Est-ce cela, cette sorte de mal incurable dont le « Lusitanien » est aujourd’hui affecté alors que, seul dans son abri de planches (il n’a eu ni compagne, ni enfant), parfois le vertige d’être le prend et qu’il ne sait plus très bien quelle est sa place sur Terre, si du moins il en possède une, si son statut de perpétuel exilé ne le déporte hors de soi dans un ailleurs innommé dont la forme lui échappe à mesure qu’il essaie d’en saisir les fondements. Il est devenu Celui qui erre continuellement dans son outre de peau devenue inutile, trop grande, pareille à une voile faseyant continuellement sous le vent de l’ennui. Alors il comble les vides. Alors il emplit les failles que les jours, continûment, ouvrent sous ses pieds de marcheur de l’impossible.
Seul, il ne l’est pas totalement. Il a son chien, ce vieux bâtard à la robe grise qui se confond avec le sol de poussière. Fidèle, certes, mais un peu sourd et d’aucune inutilité si, un jour un maraudeur s’essaie à pénétrer dans la minuscule enceinte que rien ne délimite vraiment : un vieux portail rapiécé, une clôture presque factice, un logis qui, pour peu, pourrait s’ouvrir à tous les vents. Non, pas seul. Des poules aussi dans un enclos de grillage de sa fabrication. Symbolique fermeture qui n’effraierait nul renard en manque de gibier. Non, pas seul. Des voisins pas très loin. Un bonjour parfois. Une remarque sur le temps qu’il fait. Jamais sur le temps de la finitude. Le destin est bien assez lourd à porter sans s’inventer des complications supplémentaires.

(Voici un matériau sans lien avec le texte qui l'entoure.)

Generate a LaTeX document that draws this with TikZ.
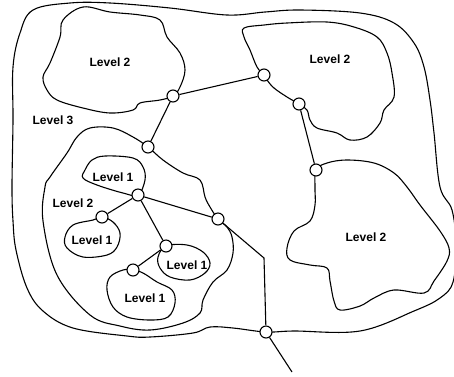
\documentclass[tikz,border=0pt]{standalone}
\usepackage{fontspec}
\setmainfont{Liberation Sans}
\begin{document}
\begin{tikzpicture}[x=1pt,y=-1pt,line width=1.1pt,
    port/.style={circle,draw,fill=white,inner sep=0pt,minimum size=12pt},
    lbl/.style={font=\fontsize{12}{14}\selectfont\bfseries}]
           \useasboundingbox (0,0) rectangle (454,376);

           \coordinate (p1) at (173,96);
           \coordinate (p2) at (148,147);
           \coordinate (p3) at (264,75);
           \coordinate (p4) at (299,104);
           \coordinate (p5) at (316,170);
           \coordinate (p6) at (218,219);
           \coordinate (p7) at (266,332);
           \coordinate (hub) at (138,195);
           \coordinate (pb) at (102,217);
           \coordinate (pc) at (166,246);
           \coordinate (pd) at (133,270);

           % level 3
           \draw plot[smooth cycle,tension=.6] coordinates {
             (33,10) (70,3) (110,3) (170,8) (227,15) (265,12) (300,10) (360,13)
             (394,23) (414,43) (424,67) (430,100) (434,133) (440,187) (452,210)
             (456,245) (453,282) (440,298) (414,311) (360,331) (294,331) (p7)
             (233,328) (210,327) (193,333) (150,337) (127,336) (73,328) (43,311)
             (27,288) (16,250) (13,221) (12,187) (13,120) (13,67) (20,33)};

           % level 2
           \draw plot[smooth cycle,tension=.6] coordinates {
             (63,20) (83,7) (110,12) (140,15) (160,20) (167,37) (180,53) (185,70)
             (180,87) (p1) (160,100) (140,103) (133,110) (110,113) (83,108)
             (57,100) (47,90) (43,77) (50,63) (60,37)};
           \draw plot[smooth cycle,tension=.6] coordinates {
             (p3) (257,67) (250,50) (244,37) (244,28) (264,25) (287,23) (327,22)
             (354,27) (377,37) (387,53) (392,73) (394,97) (384,110) (380,123)
             (367,137) (350,140) (337,133) (317,128) (310,120) (307,110) (p4)
             (287,97) (274,88) (267,80)};
           \draw plot[smooth cycle,tension=.6] coordinates {
             (p5) (327,163) (347,160) (374,163) (394,173) (407,187) (420,205)
             (440,231) (449,248) (447,261) (434,281) (424,293) (394,290)
             (374,298) (360,306) (340,310) (334,301) (330,281) (327,268)
             (310,265) (290,260) (287,248) (294,231) (310,221) (315,205)
             (315,188)};
           \draw plot[smooth cycle,tension=.6] coordinates {
             (p2) (163,160) (183,173) (200,180) (205,197) (210,207) (p6)
             (227,227) (232,237) (233,253) (227,270) (213,282) (203,300)
             (200,313) (183,323) (150,330) (120,326) (90,315) (57,275) (43,221)
             (45,187) (50,177) (67,153) (77,137) (90,128) (113,128) (133,137)};

           % level 1
           \draw plot[smooth cycle,tension=.6] coordinates {
             (85,170) (92,160) (105,156) (133,158) (143,167) (145,180) (hub)
             (123,193) (97,185) (83,178)};
           \draw plot[smooth cycle,tension=.6] coordinates {
             (pb) (113,222) (120,233) (117,247) (107,255) (83,257) (67,248)
             (65,237) (73,225) (93,220)};
           \draw plot[smooth cycle,tension=.6] coordinates {
             (pc) (187,245) (203,252) (210,263) (205,273) (190,280) (170,277)
             (160,268) (158,257)};
           \draw plot[smooth cycle,tension=.6] coordinates {
             (pd) (143,273) (157,282) (172,290) (175,303) (168,317) (150,320)
             (127,317) (113,307) (107,290) (110,277) (123,270)};

           \node[port] (n1) at (p1) {};
           \node[port] (n2) at (p2) {};
           \node[port] (n3) at (p3) {};
           \node[port] (n4) at (p4) {};
           \node[port] (n5) at (p5) {};
           \node[port] (n6) at (p6) {};
           \node[port] (n7) at (p7) {};
           \node[port] (h) at (hub) {};
           \node[port] (nb) at (pb) {};
           \node[port] (nc) at (pc) {};
           \node[port] (nd) at (pd) {};
           \coordinate (bend) at (264,258);
           \coordinate (exit) at (292,372);

           \draw (n1) -- (n2);
           \draw (n1) -- (n3);
           \draw (n4) -- (n5);
           \draw (h) -- (n6);
           \draw (n6) -- (bend) -- (n7);
           \draw (n7) -- (exit);
           \draw (h) -- (nb);
           \draw (h) -- (nc);
           \draw (nc) -- (nd);

           \node[lbl] (l2a) at (110,62) {Level 2};
           \node[lbl] (l2b) at (330,59) {Level 2};
           \node[lbl] (l2c) at (366,237) {Level 2};
           \node[lbl] (l3) at (53,120) {Level 3};
           \node[lbl] (l2d) at (73,203) {Level 2};
           \node[lbl] (l1a) at (113,177) {Level 1};
           \node[lbl] (l1b) at (92,240) {Level 1};
           \node[lbl] (l1c) at (187,265) {Level 1};
           \node[lbl] (l1d) at (145,298) {Level 1};
         \end{tikzpicture}
\end{document}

Grâce à son travail à la tuilerie, à sa vie modeste, quelques économies aidant, il avait pu acheter une maison modeste, cube de ciment blanc aux parements de brique. Mais, maintenant, elle est devenue trop grande, difficile à entretenir, à chauffer. Alors Severino s’est replié dans cet abri qui, autrefois, lui servait d’atelier. Il l’a emménagé sommairement. Un lit, une table de bois blanc, un fourneau, une cheminée qui lui sert à se chauffer, parfois à faire étuver des pommes de terre sous la cendre. Une télévision, seule concession faite à la modernité. Les actualités. Des reportages sur des pays. Combien il est ému lorsque le hasard l’oriente vers ce Portugal devenu mythique à force d’éloignement, de temps décoloré, de mémoire poncée jusqu’à la trame. Verrait-il son village natal qu’il ne le reconnaîtrait pas. Serait ému seulement au simple énoncé de son nom. L’histoire est trop ancienne qui ne s’écrit plus qu’à la façon d’un palimpseste raturé, illisible. Seule en demeure la texture, la forme générale, un nom, un refrain, quelques mots pareils à une comptine d’enfants.

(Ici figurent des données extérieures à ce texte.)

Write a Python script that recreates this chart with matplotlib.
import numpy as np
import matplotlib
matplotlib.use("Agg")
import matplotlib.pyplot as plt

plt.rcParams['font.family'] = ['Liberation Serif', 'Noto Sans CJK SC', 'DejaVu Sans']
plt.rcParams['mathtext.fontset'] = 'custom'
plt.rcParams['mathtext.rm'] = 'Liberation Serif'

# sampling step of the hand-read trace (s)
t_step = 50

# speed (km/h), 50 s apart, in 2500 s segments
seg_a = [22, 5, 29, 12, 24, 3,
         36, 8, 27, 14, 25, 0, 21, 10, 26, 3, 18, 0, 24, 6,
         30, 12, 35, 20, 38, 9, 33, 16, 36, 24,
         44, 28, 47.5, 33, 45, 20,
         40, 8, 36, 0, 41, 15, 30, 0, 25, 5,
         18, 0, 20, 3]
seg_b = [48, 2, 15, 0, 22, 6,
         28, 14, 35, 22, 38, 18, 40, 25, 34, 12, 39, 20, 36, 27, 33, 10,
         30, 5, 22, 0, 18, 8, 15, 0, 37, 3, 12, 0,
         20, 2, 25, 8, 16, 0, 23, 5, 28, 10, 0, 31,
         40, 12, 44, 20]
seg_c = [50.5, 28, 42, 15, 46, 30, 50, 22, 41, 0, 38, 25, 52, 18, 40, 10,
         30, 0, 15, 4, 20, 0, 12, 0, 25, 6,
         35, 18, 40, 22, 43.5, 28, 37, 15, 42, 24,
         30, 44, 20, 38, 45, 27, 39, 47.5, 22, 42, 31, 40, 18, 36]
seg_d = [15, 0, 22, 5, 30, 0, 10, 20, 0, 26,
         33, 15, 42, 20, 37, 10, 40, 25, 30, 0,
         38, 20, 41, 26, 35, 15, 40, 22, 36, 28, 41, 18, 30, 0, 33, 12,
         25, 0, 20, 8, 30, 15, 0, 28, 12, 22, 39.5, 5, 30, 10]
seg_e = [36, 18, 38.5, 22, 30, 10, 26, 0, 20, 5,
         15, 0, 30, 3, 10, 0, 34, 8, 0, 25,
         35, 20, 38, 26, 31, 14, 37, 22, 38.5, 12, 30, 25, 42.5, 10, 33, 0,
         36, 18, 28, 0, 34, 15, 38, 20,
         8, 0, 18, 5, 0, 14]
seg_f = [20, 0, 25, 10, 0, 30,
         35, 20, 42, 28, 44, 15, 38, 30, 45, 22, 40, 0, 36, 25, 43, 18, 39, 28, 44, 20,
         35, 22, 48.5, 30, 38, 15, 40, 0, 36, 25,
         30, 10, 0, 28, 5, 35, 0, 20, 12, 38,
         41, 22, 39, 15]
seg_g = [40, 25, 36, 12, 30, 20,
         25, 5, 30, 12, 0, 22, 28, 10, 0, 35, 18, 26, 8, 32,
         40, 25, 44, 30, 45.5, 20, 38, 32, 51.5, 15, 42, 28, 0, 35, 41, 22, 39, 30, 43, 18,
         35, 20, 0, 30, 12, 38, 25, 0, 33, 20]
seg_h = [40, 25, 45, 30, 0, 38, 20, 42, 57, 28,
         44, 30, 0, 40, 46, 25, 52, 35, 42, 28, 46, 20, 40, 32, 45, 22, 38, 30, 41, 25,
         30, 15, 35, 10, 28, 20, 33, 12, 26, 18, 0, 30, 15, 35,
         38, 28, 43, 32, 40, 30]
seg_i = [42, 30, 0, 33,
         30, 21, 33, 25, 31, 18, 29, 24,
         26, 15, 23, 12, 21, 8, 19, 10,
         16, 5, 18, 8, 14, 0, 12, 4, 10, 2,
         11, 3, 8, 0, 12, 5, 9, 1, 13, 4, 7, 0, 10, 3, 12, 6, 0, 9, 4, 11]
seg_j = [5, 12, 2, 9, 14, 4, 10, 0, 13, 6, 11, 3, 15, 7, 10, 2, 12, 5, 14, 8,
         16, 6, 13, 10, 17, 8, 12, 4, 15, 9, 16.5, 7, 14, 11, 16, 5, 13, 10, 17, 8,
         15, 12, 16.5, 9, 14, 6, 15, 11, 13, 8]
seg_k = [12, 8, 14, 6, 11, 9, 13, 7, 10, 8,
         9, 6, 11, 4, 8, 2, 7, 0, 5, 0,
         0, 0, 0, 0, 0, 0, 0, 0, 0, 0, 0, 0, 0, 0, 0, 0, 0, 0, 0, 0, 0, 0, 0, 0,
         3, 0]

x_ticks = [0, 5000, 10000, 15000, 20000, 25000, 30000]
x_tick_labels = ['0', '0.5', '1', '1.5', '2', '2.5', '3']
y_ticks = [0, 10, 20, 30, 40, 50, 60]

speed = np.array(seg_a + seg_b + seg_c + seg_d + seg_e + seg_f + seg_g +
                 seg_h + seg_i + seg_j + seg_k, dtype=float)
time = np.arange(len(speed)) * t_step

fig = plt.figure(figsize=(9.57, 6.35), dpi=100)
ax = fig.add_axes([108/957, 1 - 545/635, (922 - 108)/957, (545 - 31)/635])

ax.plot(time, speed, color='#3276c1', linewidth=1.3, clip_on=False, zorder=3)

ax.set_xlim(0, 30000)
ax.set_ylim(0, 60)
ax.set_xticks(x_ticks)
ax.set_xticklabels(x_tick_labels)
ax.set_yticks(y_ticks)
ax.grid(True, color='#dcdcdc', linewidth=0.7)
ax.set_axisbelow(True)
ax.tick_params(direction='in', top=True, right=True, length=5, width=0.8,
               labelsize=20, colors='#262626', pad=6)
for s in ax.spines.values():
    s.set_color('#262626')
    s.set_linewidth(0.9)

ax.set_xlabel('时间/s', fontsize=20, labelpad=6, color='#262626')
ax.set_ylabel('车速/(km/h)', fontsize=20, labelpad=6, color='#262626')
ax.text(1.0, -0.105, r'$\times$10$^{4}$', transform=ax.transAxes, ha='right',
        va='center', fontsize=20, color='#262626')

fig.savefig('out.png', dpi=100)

Seul, non, des passants et passantes sur l’ancienne voie ferrée qui longe son terrain, à deux pas de son abri. Les jours de soleil la « Voie Verte » est animée. Severino assis sur un banc à claire-voie regarde les marcheurs, les salue, sourit intérieurement lorsqu’on lui adresse un petit signe de la main. Un jour, une inconnue est venue le voir. Elle avait remarqué des guirlandes de calebasses accrochées sous un toit de tôles. Elle cherchait de la graine, mais aussi des fruits secs afin de les graver, d’y inscrire des motifs. Severino s’est empressé de lui en offrir. C’était un peu un fragment de lui-même dont il faisait l’offrande. Le soleil des kakis brillait dans le vieux plaqueminier au milieu du jardin. Severino est allé chercher une poche, l’a tendue à la passante pour qu’elle en fasse provision. Ce qu’il a à donner ? Ceci : quelques fruits, des calebasses si anciennes qu’elles imitent le bois, parfois la pierre ou bien l’étain. Rien d’autre mais c’est comme s’il offrait cette manière d’enclave lusitanienne dont il est le Robinson alors que les jours coulent sans faire de bruit, que la lumière décroît à l’approche de l’hiver.
Maintenant l’abri de planches et de tôles est fermé. Un filet de fumée monte tout droit dans le crépuscule qui étend sa toile, recouvre la ville de son tissage serré. L’hiver promet d’être rude. Il fera bon, tout contre la cheminée, le chien gris à côté de l’âtre alors que la radio diffusera en sourdine, cette mélancolique saudade, rythme immémorial de la Lusitanie dans sa dérive terrestre. Oui, on sera bien ! Plus rien ne manquera que le rêve qui, bientôt dépliera ses membranes tout contre le front du vieil homme avant que le sommeil ne vienne l’habiter. Quelques étincelles brasillent encore dans l’âtre. La ville est silencieuse. Vénus est tout juste levée qui fait sa braise atténué dans le mystère du ciel.